Abstract Purpose Microcirculatory disturbances are well known during shock; however, the accompanied histomorphological alterations are widely unknown. We used high resolution confocal-laser-scanning microscopy for the evaluation of microcirculation and histomorphology during Burn Shock treatment. Methods Confocal-laser-scanning microscopy was performed in 10 burn shock patients (4 women, 6 men; aged 40.6 ± 11.4 years, burn extent >20% body surface area) initially and 24 hours after shock resuscitation. Ten matched hemodynamic stable burn intensive care unit patients served as controls. The following parameters were evaluated: quantitative blood cell flow, cell size of the granular layer, basal layer thickness, and epidermal thickness.
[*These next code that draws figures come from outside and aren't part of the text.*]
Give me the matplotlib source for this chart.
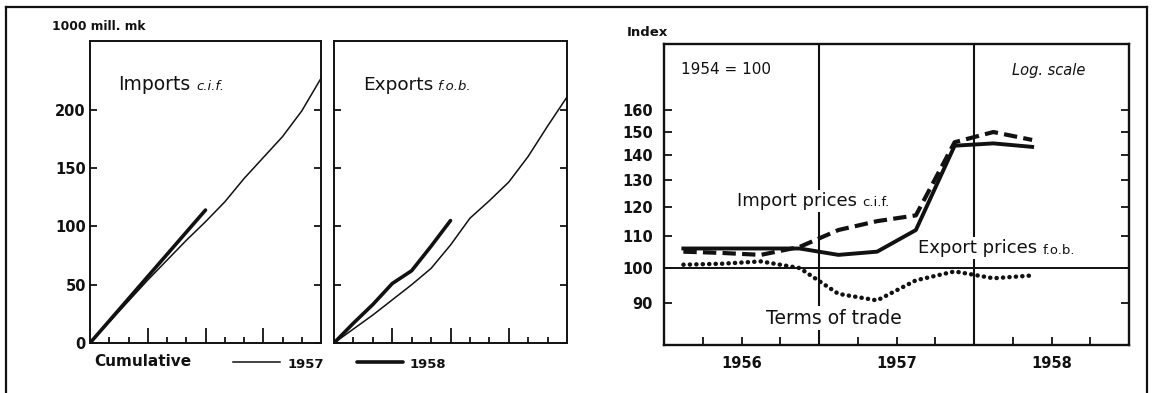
import matplotlib
matplotlib.use("Agg")
import matplotlib.pyplot as plt
from matplotlib.lines import Line2D
from matplotlib.ticker import FixedLocator, NullFormatter, NullLocator

# ---------------- data ----------------
months = list(range(13))
imports_1957 = [0, 18, 36, 54, 71, 88, 104, 121, 141, 159, 177, 199, 227]
imports_1958 = [0, 19, 38, 57, 76, 95, 114]
exports_1957 = [0, 12, 24, 37, 50, 64, 84, 107, 122, 138, 160, 186, 211]
exports_1958 = [0, 17, 33, 51, 62, 83, 105]
value_ticks = [0, 50, 100, 150, 200]

quarters = ['1956-Q1', '1956-Q2', '1956-Q3', '1956-Q4',
            '1957-Q1', '1957-Q2', '1957-Q3', '1957-Q4',
            '1958-Q1', '1958-Q2']
export_prices = [106, 106, 106, 106, 104, 105, 112, 144, 145, 143.5]
import_prices = [105, 104.6, 104, 106.5, 112, 115, 117, 145.5, 150, 146.5]
terms_of_trade = [101, 101.3, 102, 100, 92.6, 90.8, 96.4, 99, 97, 97.8]
index_ticks = [90, 100, 110, 120, 130, 140, 150, 160]
years = ['1956', '1957', '1958']

# ---------------- figure ----------------
W, H = 1152, 393
fig = plt.figure(figsize=(W / 100, H / 100), dpi=100)
plt.rcParams['font.family'] = ['DejaVu Sans']


def fx(px):
    return px / W


def fy(py):
    return 1 - py / H


def rect(l, t, r, b):
    return [fx(l), fy(b), (r - l) / W, (b - t) / H]


INK = '#111111'

# figure border
for xs, ys in [([6, 1147], [7, 7]), ([6, 6], [7, 393]), ([1147, 1147], [7, 393])]:
    fig.add_artist(Line2D([fx(x) for x in xs], [fy(y) for y in ys],
                          color=INK, lw=1.6))

# ---------------- left cumulative panels ----------------
ax_imp = fig.add_axes(rect(90, 41, 321, 343))
ax_exp = fig.add_axes(rect(334, 41, 567, 343))

for ax, v57, v58 in [(ax_imp, imports_1957, imports_1958),
                     (ax_exp, exports_1957, exports_1958)]:
    ax.plot(months, v57, color=INK, lw=1.1, solid_joinstyle='round')
    ax.plot(months[:len(v58)], v58, color=INK, lw=2.6,
            solid_capstyle='round', solid_joinstyle='round')
    ax.set_xlim(0, 12)
    ax.set_ylim(0, 259)
    for s in ax.spines.values():
        s.set_linewidth(1.4)
        s.set_color(INK)
    ax.xaxis.set_major_locator(FixedLocator([3, 6, 9]))
    ax.xaxis.set_minor_locator(FixedLocator([1, 2, 4, 5, 7, 8, 10, 11]))
    ax.xaxis.set_major_formatter(NullFormatter())
    ax.tick_params(axis='x', which='major', direction='in', length=10.5,
                   width=1.3, color=INK, bottom=True, top=False)
    ax.tick_params(axis='x', which='minor', direction='in', length=4.6,
                   width=1.3, color=INK, bottom=True, top=False)
    ax.yaxis.set_major_locator(FixedLocator(value_ticks))
    ax.yaxis.set_minor_locator(NullLocator())
    ax.tick_params(axis='y', direction='in', length=4.8, width=1.3,
                   color=INK, left=True, right=True, pad=3)

ax_imp.set_yticklabels([str(v) for v in value_ticks], fontsize=10.5,
                       fontweight='bold', color=INK)
ax_exp.yaxis.set_major_formatter(NullFormatter())

fig.text(fx(52), fy(27), '1000 mill. mk', fontsize=8.8, fontweight='bold',
         color=INK, va='center', ha='left')
fig.text(fx(118), fy(84), 'Imports', fontsize=13.5, color=INK,
         va='center', ha='left')
fig.text(fx(196), fy(86), 'c.i.f.', fontsize=9.5, color=INK,
         va='center', ha='left', style='italic')
fig.text(fx(363), fy(85), 'Exports', fontsize=13.3, color=INK,
         va='center', ha='left')
fig.text(fx(437), fy(87), 'f.o.b.', fontsize=9.5, color=INK,
         va='center', ha='left', style='italic')

# legend
fig.text(fx(94), fy(361), 'Cumulative', fontsize=11, fontweight='bold',
         color=INK, va='center', ha='left')
fig.add_artist(Line2D([fx(233), fx(280)], [fy(362), fy(362)], color=INK, lw=1.1))
fig.text(fx(288), fy(364), '1957', fontsize=9.5, fontweight='bold',
         color=INK, va='center', ha='left')
fig.add_artist(Line2D([fx(357), fx(403)], [fy(362), fy(362)], color=INK,
                      lw=2.6, solid_capstyle='round'))
fig.text(fx(410), fy(364), '1958', fontsize=9.5, fontweight='bold',
         color=INK, va='center', ha='left')

# ---------------- right price-index panel ----------------
ax = fig.add_axes(rect(664, 44, 1129, 345))


def qpos(q):
    y, qq = q.split('-Q')
    return int(y) + (int(qq) - 0.5) / 4


qx = [qpos(q) for q in quarters]
ax.set_yscale('log')
ax.set_xlim(1956, 1959)
ax.set_ylim(79.5, 195)

ax.axhline(100, color=INK, lw=1.4, zorder=1)
for yb in [1957, 1958]:
    ax.axvline(yb, color=INK, lw=1.5, zorder=1)

ax.plot(qx, export_prices, color=INK, lw=2.8, solid_joinstyle='round',
        zorder=3)
ax.plot(qx, import_prices, color=INK, lw=3.0, linestyle=(0, (3.2, 1.5)),
        dash_capstyle='butt', zorder=3)
ax.plot(qx, terms_of_trade, color=INK, lw=3.2, linestyle=(0, (0.05, 1.4)),
        dash_capstyle='round', zorder=3)

for s in ax.spines.values():
    s.set_linewidth(1.7)
    s.set_color(INK)

ax.yaxis.set_major_locator(FixedLocator(index_ticks))
ax.yaxis.set_minor_locator(NullLocator())
ax.set_yticklabels([str(v) for v in index_ticks], fontsize=10.5,
                   fontweight='bold', color=INK)
ax.tick_params(axis='y', which='both', direction='in', length=5.8, width=1.3,
               color=INK, left=True, right=True, pad=8)

quarter_ticks = [1956 + i / 4 for i in range(1, 12) if i % 4 != 0]
ax.xaxis.set_major_locator(FixedLocator([1957, 1958]))
ax.xaxis.set_minor_locator(FixedLocator(quarter_ticks))
ax.xaxis.set_major_formatter(NullFormatter())
ax.xaxis.set_minor_formatter(NullFormatter())
ax.tick_params(axis='x', which='major', direction='in', length=10.5,
               width=1.3, color=INK, bottom=True, top=False)
ax.tick_params(axis='x', which='minor', direction='in', length=5.8,
               width=1.3, color=INK, bottom=True, top=False)
for i, yr in enumerate(years):
    ax.text(1956.5 + i, -0.06, yr, transform=ax.get_xaxis_transform(),
            fontsize=10.5, fontweight='bold', color=INK, ha='center',
            va='center')

box = dict(facecolor='white', edgecolor='none', pad=1.5)
fig.text(fx(627), fy(33), 'Index', fontsize=9.5, fontweight='bold',
         color=INK, va='center', ha='left')
fig.text(fx(681), fy(70), '1954 = 100', fontsize=11, color=INK,
         va='center', ha='left')
fig.text(fx(1012), fy(70), 'Log. scale', fontsize=10.5, color=INK,
         va='center', ha='left', style='italic')
fig.text(fx(737), fy(201), 'Import prices', fontsize=13, color=INK,
         va='center', ha='left', bbox=box, zorder=5)
fig.text(fx(862), fy(203), 'c.i.f.', fontsize=9.5, color=INK,
         va='center', ha='left', zorder=5)
fig.text(fx(918), fy(248), 'Export prices', fontsize=13, color=INK,
         va='center', ha='left', bbox=box, zorder=5)
fig.text(fx(1043), fy(250), 'f.o.b.', fontsize=9.5, color=INK,
         va='center', ha='left', zorder=5)
fig.text(fx(766), fy(318), 'Terms of trade', fontsize=13.5, color=INK,
         va='center', ha='left', bbox=box, zorder=5)

fig.savefig('out.png', dpi=100, facecolor='white')
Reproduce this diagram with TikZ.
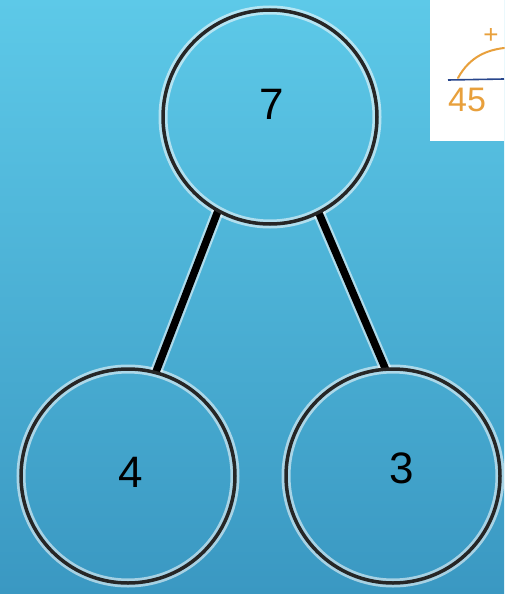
\documentclass[tikz,border=0pt]{standalone}
\usepackage{fontspec}
\setmainfont{Liberation Sans}
\definecolor{bgtop}{RGB}{93,201,232}
\definecolor{bgbot}{RGB}{58,152,194}
\definecolor{inkorange}{RGB}{232,160,60}
\definecolor{inkblue}{RGB}{40,70,140}
\begin{document}
\begin{tikzpicture}[x=1pt,y=-1pt,
  halo/.style={draw=white,line width=9pt,opacity=0.55},
  ring/.style={draw=black!85,line width=3.5pt},
  numcircle/.style={circle,minimum size=214pt,inner sep=0pt,font=\fontsize{44}{44}\selectfont},
  link/.style={draw=black,line width=7.5pt},
  linkhalo/.style={draw=white,line width=12pt,opacity=0.55}]
\useasboundingbox (0,0) rectangle (504,594);
\shade[top color=bgtop,bottom color=bgbot] (0,0) rectangle (504,594);
% inset picture
\fill[white] (430,0) rectangle (504,141);
\draw[inkorange,line width=2pt,line cap=round] (458,78) .. controls (470,56) and (488,50) .. (504,48);
\draw[inkblue,line width=1.6pt] (448,80) -- (504,79);
\node[inkorange,font=\fontsize{26}{26}\selectfont] (plus) at (491,36) {+};
\node[inkorange,font=\fontsize{34}{34}\selectfont] (num45) at (467,100) {45};
% coordinates
\coordinate (ct) at (270,117);
\coordinate (cl) at (128,476);
\coordinate (cr) at (393,476);
% halos
\draw[halo] (ct) circle (107);
\draw[halo] (cl) circle (107);
\draw[halo] (cr) circle (107);
\node[numcircle] (top) at (ct) {};
\node[numcircle] (left) at (cl) {};
\node[numcircle] (right) at (cr) {};
\draw[linkhalo] (top.-119) -- (left.75);
\draw[linkhalo] (top.-63) -- (right.94);
\draw[link] (top.-119) -- (left.75);
\draw[link] (top.-63) -- (right.94);
\draw[ring] (ct) circle (107);
\draw[ring] (cl) circle (107);
\draw[ring] (cr) circle (107);
\node[font=\fontsize{44}{44}\selectfont] (t7) at (272,104) {7};
\node[font=\fontsize{44}{44}\selectfont] (t4) at (131,472) {4};
\node[font=\fontsize{44}{44}\selectfont] (t3) at (402,468) {3};
\end{tikzpicture}
\end{document}
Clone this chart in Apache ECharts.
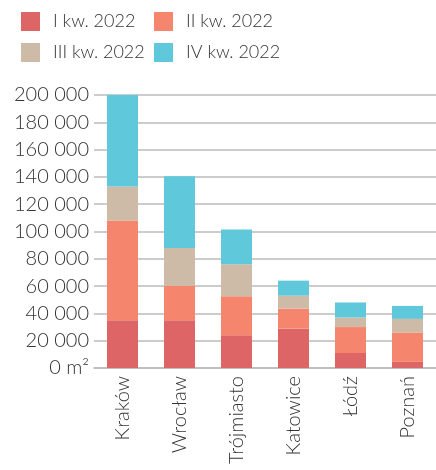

Results Quantitative blood cell flow in controls was 62.45 ± 3.39 cells per minute. Burn shock significantly reduced blood cell flow to 37.27 ± 3.64 cells per minute; fluid resuscitation effectively restored baseline blood flow (65.18 ± 3.76 cells per minute) after 24 hours. Granular cell size was 793.61 ± 41.58 μ m2 in controls vs 644.27 ± 42.96 μ m2 during burn shock. Post resuscitation granular cell size measured 932.74 ± 38.83 μ m2 . Basal layer thickness was 14.84 ± 0.59 μ m in controls, 13.26 ± 0.54 μ m in burn patients at admission and before resuscitation, and 17.50 ± 0.46 μ m after resuscitation. Epidermal thickness in control patients was 49.60 ± 2.36 μ m, 37.83 ± 2.47 μ m in burn patients at admission and 69.50 ± 3.18 μ m after resuscitation. Conclusions Confocal-laser-scanning microscopy provides a noninvasive tool for simultaneous evaluation of microcirculation and tissue histomorphology. It may help to assess the adequacy of and response to resuscitation of burn patients early after trauma.